Email This Story :
United Nations Secretary-General Antonio Guterres appealed to Burmese authorities on Tuesday to end violence against Rohingya Muslims in Arakan State, warning of the risk of ethnic cleansing and regional destabilisation.
He also urged the Security Council to press for restraint and calm, sending the 15-member body a rare letter to express concern that the violence could spiral into a “humanitarian catastrophe with implications for peace and security that could continue to expand beyond Myanmar’s borders.”
Nearly 125,000 Rohingya Muslims have fled to Bangladesh from Burma’s northwestern Arakan State since the violence began on 25 August, when Rohingya insurgents attacked dozens of police posts and an army base. The ensuing clashes and a military counter-offensive have killed at least 400 people.

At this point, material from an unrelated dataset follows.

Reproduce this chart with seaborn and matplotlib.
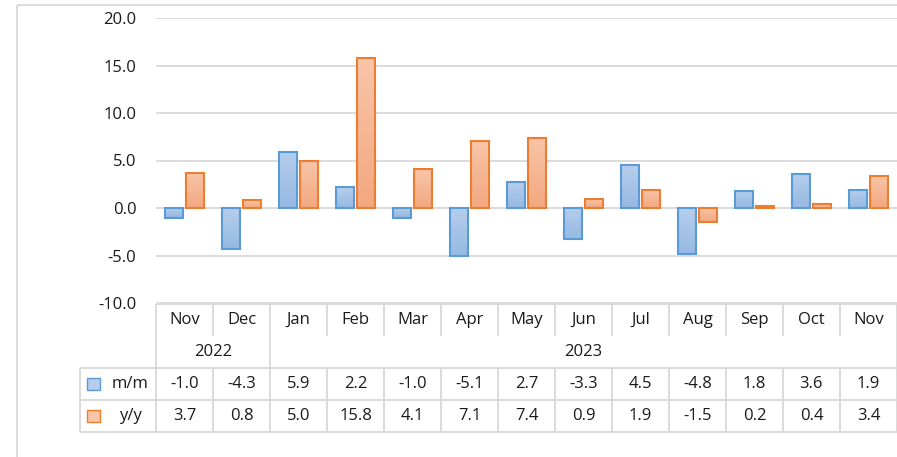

When asked if the violence could be described as ethnic cleansing, Guterres told reporters on Tuesday: “We are facing a risk, I hope we don’t get there.”
“I appeal to all, all authorities in Myanmar, civilian authorities and military authorities, to indeed put an end to this violence that, in my opinion, is creating a situation that can destabilise the region,” he said.
Burma says its security forces are fighting a legitimate campaign against “terrorists” responsible for a string of attacks on police posts and the army since last October.
Burmese officials blamed Rohingya militants for the burning of homes and civilian deaths but rights monitors and Rohingya fleeing to neighbouring Bangladesh say the Burma Army is trying to force them out with a campaign of arson and killings.
The UN Security Council met behind closed doors last week to be briefed on the situation at the request of Britain.
“If it continues to deteriorate then one of the things that we can do is to hold further meetings to shine a spotlight on the situation there,” Britain’s UN Ambassador Matthew Rycroft said on Monday.
The treatment of Buddhist-majority Burma’s roughly 1.1 million Muslim Rohingya is the biggest challenge facing leader Aung San Suu Kyi, accused by Western critics of not speaking out for the minority that has long complained of persecution.
Under the rarely used Article 99 of the UN Charter, Guterres can “bring to the attention of the Security Council any matter which in his opinion may threaten the maintenance of international peace and security.”
While Guterres’ letter does not specifically involve Article 99, he writes that “the international community has a responsibility to undertake concerted efforts to prevent further escalation of the crisis.”